Yeah, that's what I meant to say.
I was literally about to say that. Dude stole my post.
So you don’t like Huey Lewis and The News?
Their early work was a little too new wave for my taste. But when Sports came out in '83, I think they really came into their own, commercially and artistically. The whole album has a clear, crisp sound, and a new sheen of consummate professionalism... that really gives the songs a big boost.
Feels like Fight Club to me where there is a subset of young men who like it, not recognizing it's a parody. Then there's people who get it and like it as a comedy.

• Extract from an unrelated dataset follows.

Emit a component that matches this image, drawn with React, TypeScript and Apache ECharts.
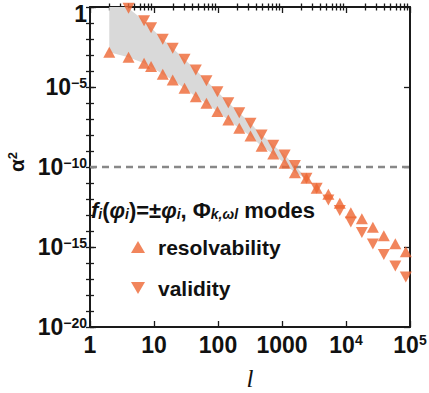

And the obviousness of which is which is not always clear, so you will never see me talking about whether I like it or not because it invites the first type.
Big overlap with the "I liked Rage Against The Machine, until they started getting political" crowd.
The not getting that you’re being called out for loving the violence and fascism part of the movie reminds me of Verhoven films like “Starship Troopers” and “Robocop”.
People who think you're supposed to like Bateman are people you don't need to associate with, its a great litmus test
I like vanilla, some people like chocolate
I think it’s hilarious tbh
I think it's just fun to see Christian Bale convincingly play a psychopath lol
I don’t really remember it, so I guess it isn’t very memorable. It seems not to have been especially praised by critics, nor by the author. https://en.wikipedia.org/wiki/American_Psycho_(film)#Reception
Original author [Bret Easton] Ellis said, "American Psycho was a book I didn't think needed to be turned into a movie", as "the medium of film demands answers", which would make the book "infinitely less interesting". He also said that while the book attempted to add ambiguity to the events and to Bateman's reliability as a narrator, the film appeared to make them completely literal before confusing the issue at the very end.
It's hilarious! My favorite Bale performance easily. Willem Dafoe is excellent too. I love the whole over-the-top 80s NYC yuppie caricature.
It's also a scathing nightmare parable about the raw pursuit of wealth and influence.
I watched it for the first time the other day. I didn't hate it, but it wasn't at all what I expected, and I'm kind of surprised it has the profile it does. I quite liked the ambiguity of a lot of it though.
Interested to see what responses you get here.
Why do you think it's bad?
What do you find bad about it? Do you have specifics?
Many things taken together: The message is too “in your face”. The comedy is weak. The story not engaging enough, lots of false starts but no follow through.
The acting is good though, and there were some tits. Overall 2/5. Not bad enough to matter, just “meh”. Which is why it confuses me that it enthralled so many people.
It maybe the time and place. Watching it now we might be too far away from the 80s to have it still resonate. Back in the 80s there was a few people like Bateman. So the commentary on the era while it was still fresh in memory that really added to the humor.
This is an important point.
All texts (writing, film, other media) are constructed against their contemporary cultural context, and rely on that context to give them meaning.
Ever watch stand-up comedy from a decade ago? Even if you laughed yourself sick at it at the time... it ages extremely badly, since it's so intimately tied into the whole vibe of the time.
The more generic the work, the longer its use-by date - but of course, the less likely it is to be memorable.
After a time, all things die. And that's okay.
For the memes.
I read the book because I was a big bookworm and I had only that one book (was in another country, being poor).
So bad.
Just a really bad book with ultra violence added IMO.
The film is over quicker so IMO better than the book, which was about 500 pages too long.
Christian Bale is a handsome man
I recently watched the lion king and was whelmed.
Story telling has just evolved. The pacing of modern movies is more finely tuned. I can see how these movies used to be good but we're just spoiled by better movies.
wait you can be whelmed? I had never considered that I had only ever heard people say underwhelmed.